One of the greatest joys in my life is teaching youngsters how to play the greatest game in the world, the game of golf. I know that’s a strong statement, but it’s one I make because golf is a game that teaches life lessons like no other. Golf teaches youngsters the importance of integrity. It’s the only game where you keep your own score. At the core of the sport, integrity and accountability are displayed. Golf also puts emphasis on life lessons of perseverance, diligence, disappointment, triumph, and importantly sportsmanship, which is displayed after each match when a golfer removes his or her hat and shakes the opponent’s hand whether they win or loose.
The process of teaching golf to children follows a typical pattern. They all think it’s easy. They see the white ball in the middle off the green mat. As I stand there I can hear their thoughts. “How hard can this be to hit this little ball of the mat with this big club?” I instruct them on how to grip the club.
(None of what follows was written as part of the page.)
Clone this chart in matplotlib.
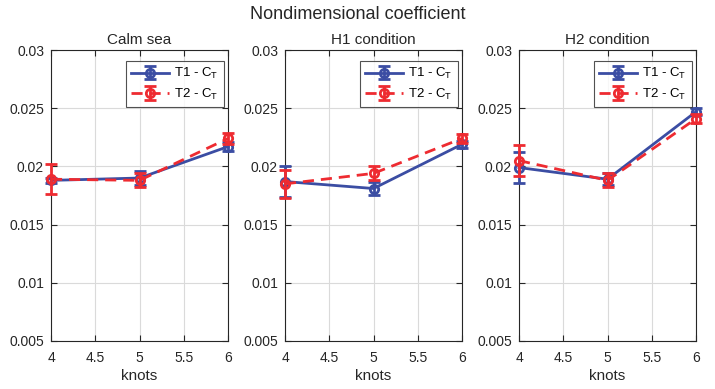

It has been stated by golf experts that the grip is the most important part of learning golf. If your grip is off, your whole swing will be misaligned. So great emphasis is put on this part of the lesson. Once the proper grip is achieved, we move on to the address. The address is defined as how far or close do you place your club on the mat or ground to hit the ball. Now comes the part they all have been anxiously waiting for, the swing. Take the club back slowly and swing naturally at the ball raising the trailing foot ending on the toe. The swing and a miss. The look of total surprise spread across their faces. They look down and the white ball is still there almost seeming to laugh. Then chuckles ring out from the whole class. Okay, this time don’t try to kill the ball. Go back slowly and then forward with the same tempo, ending up on the toe. The instructions are followed this time and for most of them that glorious sound from the club sticking the ball is heard. “SMACK” the ball goes flying. Looks of surprise and excitement are on the faces of the students. They are hooked for life.
After the class is over, I begin to reflect how great it is to expose these young people to this game. This sport again will expose them to some of life’s great lessons. Golf will also open their lives to some great opportunities. Some of these youngsters will master this game and be able to obtain athletic scholarships to some of the best colleges and universities in the country. The caliber of people they will meet playing this game will be a definite plus to their lives. I can’t tell you how many judges, lawyers, and business people I have meet through this game. It was stated in the book “RICH DAD POOR DAD” the importance of learning the game of golf, because 85 percent of all business deals on done on the golf course.
As I sit in the car, I see Tony, one of my students. “Hey, do you like this game?” He replies, “I love this game!” I say to myself that this is a good thing. I am thankful that I can be a part of this process. It is truly a joy to make this contribution to their lives.